→ **Data segment**
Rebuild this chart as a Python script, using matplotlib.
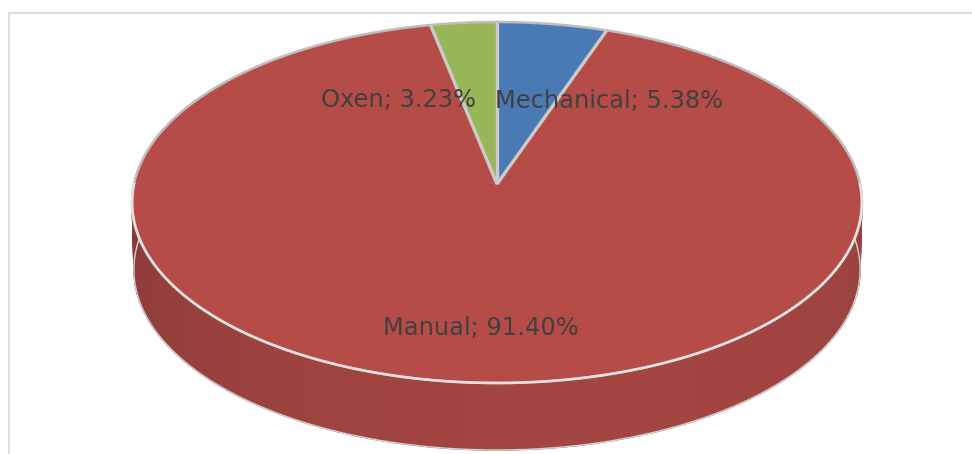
import numpy as np
import matplotlib
matplotlib.use('Agg')
import matplotlib.pyplot as plt

categories = ['Mechanical', 'Manual', 'Oxen']
shares = [5.38, 91.40, 3.23]
colors = ['#4a7ab6', '#b54c48', '#98b558']

# pixel geometry of the tilted disc
APEX_X, APEX_Y = 497, 184
HALF_W, TILT, PERSP = 363, 178.6, 0.1025
DEPTH = 67


def project(theta, depth=0.0, shrink=1.0):
    # theta is clockwise from 12 o'clock, perspective squeezes the far side
    u = np.sin(theta)
    v = np.cos(theta)
    denom = 1 + PERSP * v
    x = APEX_X + shrink * HALF_W * u / denom
    y = APEX_Y - TILT * v / denom + depth
    return x, y


def wall_color(theta):
    # darker towards the left, a little darker again at far right
    t = (theta - np.pi / 2) / np.pi
    left = np.array([0x8a, 0x3b, 0x39])
    mid = np.array([0xa3, 0x45, 0x41])
    right = np.array([0x95, 0x40, 0x3e])
    if t > 0.5:
        c = mid + (left - mid) * ((t - 0.5) / 0.5) ** 1.3
    else:
        c = mid + (right - mid) * ((0.5 - t) / 0.5) ** 3
    return c / 255


fig = plt.figure(figsize=(9.72, 4.54), dpi=100)
ax = fig.add_axes([0, 0, 1, 1])
ax.set_xlim(0, 972)
ax.set_ylim(454, 0)
ax.axis('off')

# chart frame
ax.plot([9, 9, 972], [454, 13, 13], color='#dcdcdc', lw=1.5, zorder=1)

# side wall, lower half of the disc
WALL_START, WALL_END = np.pi / 2 - 0.1, 3 * np.pi / 2 + 0.1
SHRINK = 0.995
edges = np.linspace(WALL_START, WALL_END, 70)
for a, b in zip(edges[:-1], edges[1:]):
    th = np.linspace(a, b, 4)
    x1, y1 = project(th)
    x2, y2 = project(th[::-1], DEPTH, SHRINK)
    c = wall_color((a + b) / 2)
    ax.fill(np.r_[x1, x2], np.r_[y1, y2], facecolor=c, edgecolor=c, lw=1.0, zorder=2)

th = np.linspace(WALL_START, WALL_END, 300)
x2, y2 = project(th, DEPTH, SHRINK)
ax.plot(x2, y2, color='#d2d2d2', lw=1.0, zorder=3)
x_edge, y_edge = project(np.array([WALL_START, WALL_END]))
for i in range(2):
    ax.plot([x_edge[i], x2[-i]], [y_edge[i], y2[-i]], color='#d2d2d2', lw=0.9, zorder=3)

# top face
fractions = np.array(shares) / sum(shares)
bounds = np.r_[0, np.cumsum(fractions)] * 2 * np.pi
for i in [1, 0, 2]:
    th = np.linspace(bounds[i], bounds[i + 1], 300)
    x, y = project(th)
    ax.fill(np.r_[APEX_X, x], np.r_[APEX_Y, y], facecolor=colors[i], lw=0, zorder=4)

# rim, greyer at the back and lighter at the front
th = np.linspace(0, 2 * np.pi, 500)
x, y = project(th)
ax.plot(x, y, color='#bdbdbd', lw=1.8, zorder=5)
th = np.linspace(WALL_START + 0.1, WALL_END - 0.1, 300)
x, y = project(th)
ax.plot(x, y, color='#e0e0e0', lw=1.9, zorder=5)

# dividers between the slices
for b in bounds[:-1]:
    rx, ry = project(np.array([b]))
    ax.plot([APEX_X, rx[0]], [APEX_Y, ry[0]], color='#cbcbcb', lw=2.4,
            solid_capstyle='butt', zorder=5)

# data labels
label_pos = [(495, 101), (383, 328), (321, 100)]
for name, val, (lx, ly) in zip(categories, shares, label_pos):
    ax.text(lx, ly, f'{name}; {val:.2f}%', fontsize=17.35, color='#404040',
            family='DejaVu Sans', ha='left', va='center', zorder=6)

fig.savefig('out.png', dpi=100)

→ **Requirements**
All of the data above should be quoted exactly, except for the pictures.

→ **Result**
Rebuild this chart as a Python script, using matplotlib.
import numpy as np
import matplotlib
matplotlib.use('Agg')
import matplotlib.pyplot as plt

categories = ['Mechanical', 'Manual', 'Oxen']
shares = [5.38, 91.40, 3.23]
colors = ['#4a7ab6', '#b54c48', '#98b558']

# pixel geometry of the tilted disc
APEX_X, APEX_Y = 497, 184
HALF_W, TILT, PERSP = 363, 178.6, 0.1025
DEPTH = 67


def project(theta, depth=0.0, shrink=1.0):
    # theta is clockwise from 12 o'clock, perspective squeezes the far side
    u = np.sin(theta)
    v = np.cos(theta)
    denom = 1 + PERSP * v
    x = APEX_X + shrink * HALF_W * u / denom
    y = APEX_Y - TILT * v / denom + depth
    return x, y


def wall_color(theta):
    # darker towards the left, a little darker again at far right
    t = (theta - np.pi / 2) / np.pi
    left = np.array([0x8a, 0x3b, 0x39])
    mid = np.array([0xa3, 0x45, 0x41])
    right = np.array([0x95, 0x40, 0x3e])
    if t > 0.5:
        c = mid + (left - mid) * ((t - 0.5) / 0.5) ** 1.3
    else:
        c = mid + (right - mid) * ((0.5 - t) / 0.5) ** 3
    return c / 255


fig = plt.figure(figsize=(9.72, 4.54), dpi=100)
ax = fig.add_axes([0, 0, 1, 1])
ax.set_xlim(0, 972)
ax.set_ylim(454, 0)
ax.axis('off')

# chart frame
ax.plot([9, 9, 972], [454, 13, 13], color='#dcdcdc', lw=1.5, zorder=1)

# side wall, lower half of the disc
WALL_START, WALL_END = np.pi / 2 - 0.1, 3 * np.pi / 2 + 0.1
SHRINK = 0.995
edges = np.linspace(WALL_START, WALL_END, 70)
for a, b in zip(edges[:-1], edges[1:]):
    th = np.linspace(a, b, 4)
    x1, y1 = project(th)
    x2, y2 = project(th[::-1], DEPTH, SHRINK)
    c = wall_color((a + b) / 2)
    ax.fill(np.r_[x1, x2], np.r_[y1, y2], facecolor=c, edgecolor=c, lw=1.0, zorder=2)

th = np.linspace(WALL_START, WALL_END, 300)
x2, y2 = project(th, DEPTH, SHRINK)
ax.plot(x2, y2, color='#d2d2d2', lw=1.0, zorder=3)
x_edge, y_edge = project(np.array([WALL_START, WALL_END]))
for i in range(2):
    ax.plot([x_edge[i], x2[-i]], [y_edge[i], y2[-i]], color='#d2d2d2', lw=0.9, zorder=3)

# top face
fractions = np.array(shares) / sum(shares)
bounds = np.r_[0, np.cumsum(fractions)] * 2 * np.pi
for i in [1, 0, 2]:
    th = np.linspace(bounds[i], bounds[i + 1], 300)
    x, y = project(th)
    ax.fill(np.r_[APEX_X, x], np.r_[APEX_Y, y], facecolor=colors[i], lw=0, zorder=4)

# rim, greyer at the back and lighter at the front
th = np.linspace(0, 2 * np.pi, 500)
x, y = project(th)
ax.plot(x, y, color='#bdbdbd', lw=1.8, zorder=5)
th = np.linspace(WALL_START + 0.1, WALL_END - 0.1, 300)
x, y = project(th)
ax.plot(x, y, color='#e0e0e0', lw=1.9, zorder=5)

# dividers between the slices
for b in bounds[:-1]:
    rx, ry = project(np.array([b]))
    ax.plot([APEX_X, rx[0]], [APEX_Y, ry[0]], color='#cbcbcb', lw=2.4,
            solid_capstyle='butt', zorder=5)

# data labels
label_pos = [(495, 101), (383, 328), (321, 100)]
for name, val, (lx, ly) in zip(categories, shares, label_pos):
    ax.text(lx, ly, f'{name}; {val:.2f}%', fontsize=17.35, color='#404040',
            family='DejaVu Sans', ha='left', va='center', zorder=6)

fig.savefig('out.png', dpi=100)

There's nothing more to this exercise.